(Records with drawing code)
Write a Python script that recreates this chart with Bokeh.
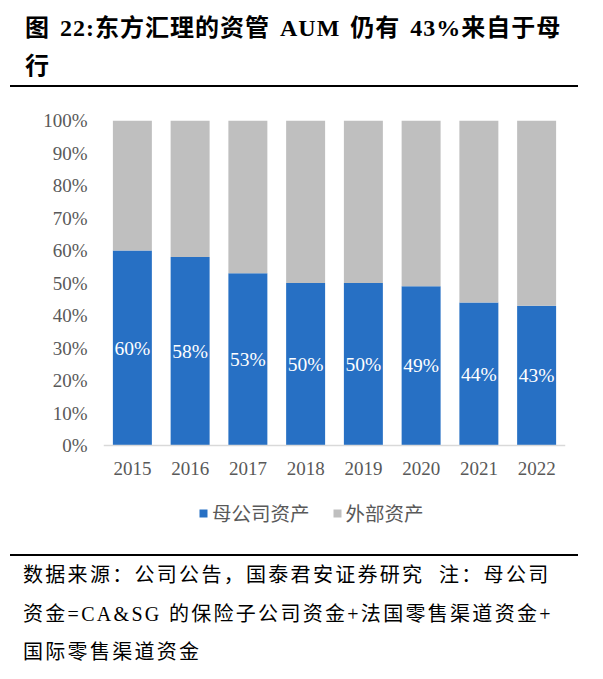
from bokeh.plotting import figure
from bokeh.models import (FactorRange, Range1d, FixedTicker, NumeralTickFormatter,
                          Legend, LegendItem, Div, ColumnDataSource)
from bokeh.layouts import column
from bokeh.core.properties import value
from bokeh.embed import file_html
from bokeh.resources import INLINE

# ---- data ----
years = ["2015", "2016", "2017", "2018", "2019", "2020", "2021", "2022"]
parent_share = [0.60, 0.58, 0.53, 0.50, 0.50, 0.49, 0.44, 0.43]
external_share = [0.40, 0.42, 0.47, 0.50, 0.50, 0.51, 0.56, 0.57]
bar_labels = ["60%", "58%", "53%", "50%", "50%", "49%", "44%", "43%"]
y_ticks = [0.0, 0.1, 0.2, 0.3, 0.4, 0.5, 0.6, 0.7, 0.8, 0.9, 1.0]
series_names = ["母公司资产", "外部资产"]

title_line1 = "图 22:东方汇理的资管 AUM 仍有 43%来自于母"
title_line2 = "行"
footer_lines = [
    "数据来源：公司公告，国泰君安证券研究&nbsp; 注：母公司",
    "资金=CA&amp;SG 的保险子公司资金+法国零售渠道资金+",
    "国际零售渠道资金",
]

BLUE = "#2770C4"
GREY = "#BFBFBF"
LABEL_GREY = "#595959"

src = ColumnDataSource(dict(
    year=years,
    parent=parent_share,
    external=external_share,
    mid=[v / 2 for v in parent_share],
    lbl=bar_labels,
))

# frame: 325 px for 0..1, extended 100 px below zero for tick labels + legend
p = figure(
    width=587, height=462,
    x_range=FactorRange(factors=years, range_padding=0),
    y_range=Range1d(-100 / 325, 1),
    output_backend="svg", toolbar_location=None,
    min_border_left=95, min_border_right=30,
    min_border_top=32, min_border_bottom=5,
    margin=(0, 0, 0, 8),
)
p.outline_line_color = None
p.xgrid.visible = False
p.ygrid.visible = False

rs = p.vbar_stack(["parent", "external"], x="year", width=0.675,
                  color=[BLUE, GREY], line_color=None, source=src)

p.text(x="year", y="mid", text="lbl", source=src,
       text_align="center", text_baseline="middle",
       text_color="white", text_font=value("Liberation Serif"),
       text_font_size="19.5px")

# axes
p.yaxis.ticker = FixedTicker(ticks=y_ticks)
p.yaxis.formatter = NumeralTickFormatter(format="0%")
p.yaxis.axis_line_color = None
p.yaxis.major_tick_line_color = None
p.yaxis.minor_tick_line_color = None
p.yaxis.major_tick_out = 0
p.yaxis.major_label_standoff = 16
p.yaxis.major_label_text_font = "Liberation Serif"
p.yaxis.major_label_text_font_size = "19px"
p.yaxis.major_label_text_color = LABEL_GREY

p.xaxis.fixed_location = 0
p.xaxis.axis_line_color = "#D9D9D9"
p.xaxis.axis_line_width = 1.5
p.xaxis.major_tick_line_color = None
p.xaxis.minor_tick_line_color = None
p.xaxis.major_tick_out = 0
p.xaxis.major_label_standoff = 16
p.xaxis.major_label_text_font = "Liberation Serif"
p.xaxis.major_label_text_font_size = "19px"
p.xaxis.major_label_text_color = LABEL_GREY

legend = Legend(
    items=[LegendItem(label=series_names[0], renderers=[rs[0]]),
           LegendItem(label=series_names[1], renderers=[rs[1]])],
    orientation="horizontal", location=(95, 18),
    glyph_width=10, glyph_height=10, label_standoff=4, spacing=22,
    padding=0, margin=0, border_line_color=None, background_fill_alpha=0,
    label_text_font="Noto Sans CJK SC", label_text_font_size="19.5px",
    label_text_color=LABEL_GREY, label_height=20,
)
p.add_layout(legend, "center")

title_html = (
    '<div style="padding-top:1px;padding-left:17px;width:560px;'
    "font-family:'Liberation Serif','Noto Sans CJK SC',serif;font-weight:bold;"
    'font-size:24px;letter-spacing:1.0px;word-spacing:3px;line-height:38px;'
    'color:#000;white-space:nowrap;">'
    f'{title_line1}<br>{title_line2}</div>'
    '<div style="margin-left:2px;width:568px;border-top:2px solid #000;"></div>'
)
title_div = Div(text=title_html, width=587, height=80, margin=(8, 0, 0, 8))

fl_style = ("padding-left:15px;white-space:nowrap;"
            "font-family:'Liberation Serif','Noto Sans CJK SC',serif;"
            "font-size:20px;letter-spacing:2.3px;color:#000;")
footer_html = (
    '<div style="margin-top:4px;margin-left:2px;width:568px;border-top:2px solid #000;"></div>'
    f'<div style="{fl_style}height:39px;line-height:39px;">{footer_lines[0]}</div>'
    f'<div style="{fl_style}height:39px;line-height:39px;">{footer_lines[1]}</div>'
    f'<div style="{fl_style}height:37px;line-height:37px;">{footer_lines[2]}</div>'
)
footer_div = Div(text=footer_html, width=587, height=121, margin=(0, 0, 0, 8))

layout = column(title_div, p, footer_div, spacing=0)

open("out.html", "w").write(file_html(layout, INLINE))
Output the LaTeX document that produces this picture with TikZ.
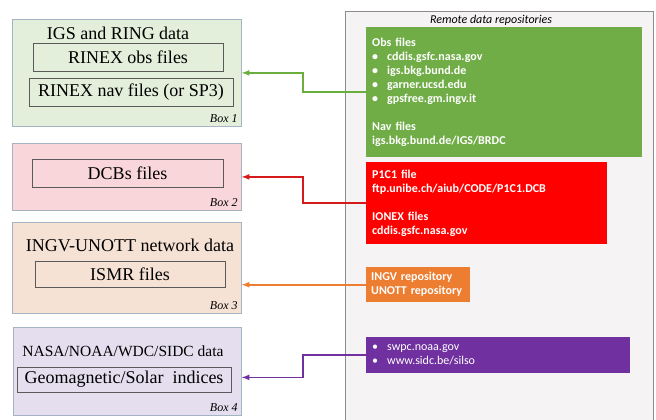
\documentclass[tikz,border=0pt]{standalone}
\usepackage{fontspec}
\setmainfont{Liberation Serif}
\newfontfamily\repofont{Carlito}

\definecolor{boxline}{HTML}{A5B4C4}
\definecolor{fileline}{HTML}{5A5A5A}
\definecolor{igsfill}{HTML}{E3EEDB}
\definecolor{dcbfill}{HTML}{F9D6D9}
\definecolor{ismrfill}{HTML}{F6E2D5}
\definecolor{idxfill}{HTML}{E4DEEF}
\definecolor{panelfill}{HTML}{F6F3F4}
\definecolor{panelline}{HTML}{8C8C8C}
\definecolor{obsgreen}{HTML}{70AD47}
\definecolor{dcbred}{HTML}{FF0000}
\definecolor{ismrorange}{HTML}{ED7D31}
\definecolor{idxpurple}{HTML}{7030A0}
\definecolor{linkgreen}{HTML}{6AAF3E}
\definecolor{linkred}{HTML}{D41A1A}

\tikzset{
  databox/.style={draw=boxline, line width=0.8pt, anchor=north west, minimum width=229pt},
  filebox/.style={draw=fileline, line width=0.6pt, inner sep=0pt, font=\fontsize{18}{21}\selectfont},
  boxtitle/.style={inner sep=0pt, font=\fontsize{18}{21}\selectfont},
  boxtag/.style={anchor=south east, inner sep=4pt, font=\fontsize{12}{14}\selectfont\itshape},
  repobox/.style={anchor=north west, text=white, align=left, inner sep=6pt,
    font=\repofont\fontsize{12}{14}\selectfont\bfseries},
  link/.style={->, >=latex, line width=1.6pt},
}
\newcommand\repoitem{\makebox[15pt][l]{\textbullet}}

\begin{document}
\begin{tikzpicture}[x=1pt, y=-1pt]
\useasboundingbox (0,0) rectangle (656,420);

% remote side
\fill[panelfill] (345,11) rectangle (653,420);
\draw[panelline, line width=0.8pt] (345,420) |- (653,11) -- (653,420);
\node[font=\repofont\itshape\fontsize{12}{14}\selectfont] (remotetitle) at (491,20) {Remote data repositories};

\node[repobox, fill=obsgreen, minimum width=276pt, minimum height=130pt, text width=264pt] (obsrepo) at (366,27)
  {Obs files\\
   \repoitem cddis.gsfc.nasa.gov\\
   \repoitem igs.bkg.bund.de\\
   \repoitem garner.ucsd.edu\\
   \repoitem gpsfree.gm.ingv.it\\[14pt]
   Nav files\\
   igs.bkg.bund.de/IGS/BRDC};
\node[repobox, fill=dcbred, minimum width=241pt, minimum height=82pt, text width=229pt] (dcbrepo) at (366,162)
  {P1C1 file\\
   ftp.unibe.ch/aiub/CODE/P1C1.DCB\\[14pt]
   IONEX files\\
   cddis.gsfc.nasa.gov};
\node[repobox, fill=ismrorange, inner sep=5pt, minimum width=104pt, minimum height=35pt, text width=94pt] (ismrrepo) at (366,267)
  {INGV repository\\
   UNOTT repository};
\node[repobox, fill=idxpurple, minimum width=264pt, minimum height=36pt, text width=252pt] (idxrepo) at (366,337)
  {\mdseries\repoitem swpc.noaa.gov\\
   \mdseries\repoitem www.sidc.be/silso};

% local side
\node[databox, fill=igsfill, minimum height=107pt] (box1) at (12,19) {};
\node[boxtitle] (igstitle) at (118,33) {IGS and RING data};
\node[filebox, minimum width=190pt, minimum height=28pt] (obsfiles) at (128,57) {RINEX obs files};
\node[filebox, minimum width=204pt, minimum height=28pt] (navfiles) at (131,92) {RINEX nav files (or SP3)};
\node[boxtag] (tag1) at (box1.south east) {Box 1};

\node[databox, fill=dcbfill, minimum height=67pt] (box2) at (12,143) {};
\node[filebox, minimum width=191pt, minimum height=28pt] (dcbfiles) at (127.5,173) {DCBs files};
\node[boxtag] (tag2) at (box2.south east) {Box 2};

\node[databox, fill=ismrfill, minimum height=91pt] (box3) at (12,222) {};
\node[boxtitle] (ismrtitle) at (130,245) {INGV-UNOTT network data};
\node[filebox, minimum width=190pt, minimum height=26pt] (ismrfiles) at (130,274) {ISMR files};
\node[boxtag] (tag3) at (box3.south east) {Box 3};

\node[databox, fill=idxfill, minimum width=228pt, minimum height=88pt] (box4) at (13,327) {};
\node[boxtitle, font=\fontsize{15.5}{18}\selectfont] (idxtitle) at (123,351) {NASA/NOAA/WDC/SIDC data};
\node[filebox, minimum width=214pt, minimum height=25pt] (idxfiles) at (124,379.5) {Geomagnetic/Solar\ \ indices};
\node[boxtag] (tag4) at (box4.south east) {Box 4};

% connectors
\coordinate (bend) at (303,0);
\coordinate (tip4) at ([yshift=-6pt]box4.east);
\draw[link, draw=linkgreen] (obsrepo.west) -- (obsrepo.west -| bend) |- (box1.east);
\draw[link, draw=linkred] (dcbrepo.west) -- (dcbrepo.west -| bend) |- (box2.east);
\draw[link, draw=ismrorange] (ismrrepo.west) -- (ismrrepo.west -| box3.east);
\draw[link, draw=idxpurple] (idxrepo.west) -- (idxrepo.west -| bend) |- (tip4);
\end{tikzpicture}
\end{document}
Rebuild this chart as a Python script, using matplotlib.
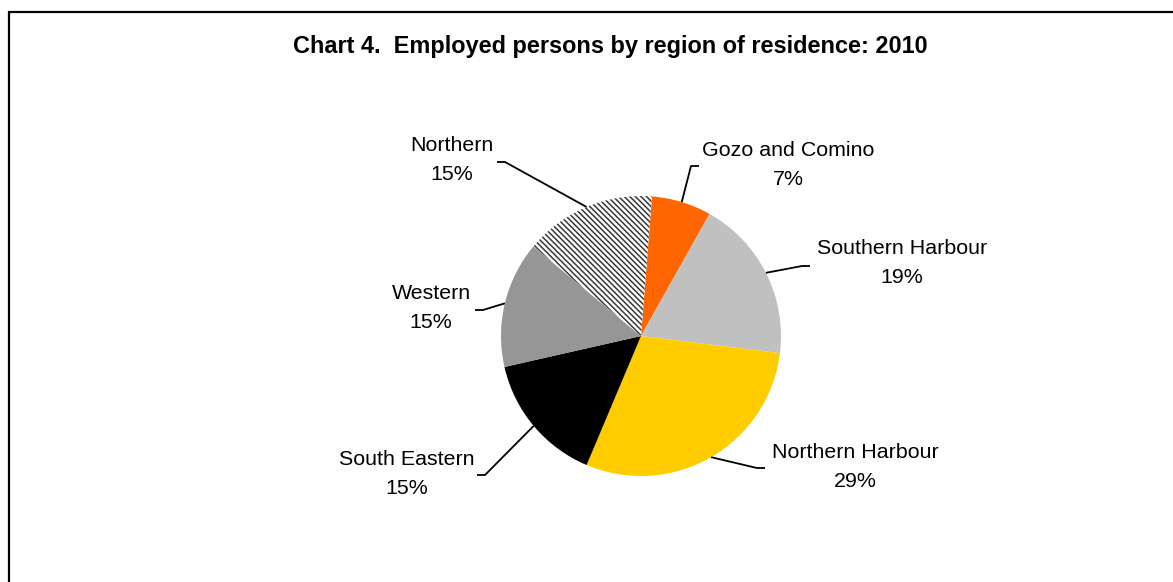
import matplotlib
matplotlib.use('Agg')
import matplotlib.pyplot as plt
import numpy as np

# data
regions = ['Gozo and Comino', 'Southern Harbour', 'Northern Harbour',
           'South Eastern', 'Western', 'Northern']
shares = [6.9, 18.8, 29.4, 15.1, 14.6, 15.2]
colors = ['#FF6600', '#C0C0C0', '#FFCC00', '#000000', '#969696', '#FFFFFF']

# label layout (pixel coords, y measured from the top of the image)
label_xy = [(788, 165), (902, 263), (855, 467), (407, 474), (431, 308), (452, 160)]
stub_end = [(699, 166), (810, 266), (765, 468), (477, 475), (475, 310), (497, 162)]
stub_dir = [1, 1, 1, -1, -1, -1]

W, H = 1173, 582
plt.rcParams['font.family'] = ['Liberation Sans', 'DejaVu Sans']
plt.rcParams['hatch.linewidth'] = 1.1

fig = plt.figure(figsize=(W / 100, H / 100), dpi=100)
ax = fig.add_axes([0, 0, 1, 1])

cx, cy, r = 641, H - 336, 140
wedges, _ = ax.pie(shares, colors=colors, startangle=90 - 4.5, counterclock=False,
                   center=(cx, cy), radius=r,
                   wedgeprops=dict(linewidth=0, edgecolor='none'))
wedges[-1].set_hatch('\\' * 6)
wedges[-1].set_edgecolor('#383838')
wedges[-1].set_linewidth(0)

ax.set_xlim(0, W)
ax.set_ylim(0, H)
ax.set_aspect('equal')
ax.axis('off')

total = sum(shares)
for w, name, val, (tx, ty), (ex, ey), d in zip(wedges, regions, shares, label_xy, stub_end, stub_dir):
    mid = np.deg2rad((w.theta1 + w.theta2) / 2)
    px, py = cx + r * np.cos(mid), cy + r * np.sin(mid)
    elbow = (ex - d * 8, H - ey)
    ax.plot([px, elbow[0], ex], [py, elbow[1], H - ey], color='black', lw=1.3,
            solid_capstyle='butt')
    ax.text(tx, H - ty, '%s\n%d%%' % (name, round(val / total * 100)),
            ha='center', va='center', fontsize=15.4, linespacing=1.62)

ax.text(610, H - 47, 'Chart 4.  Employed persons by region of residence: 2010',
        ha='center', va='center', fontsize=16.9, fontweight='bold')

# chart frame (runs off the right and bottom edges)
ax.plot([9, 9, W + 10], [-10, H - 12, H - 12], color='black', lw=1.6,
        solid_joinstyle='miter')

fig.savefig('out.png', dpi=100)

### TASK DIRECTIONS:
From the data above, count the lines where "Python" occurs and give that figure and nothing else.

### EXPECTED ANSWER:
2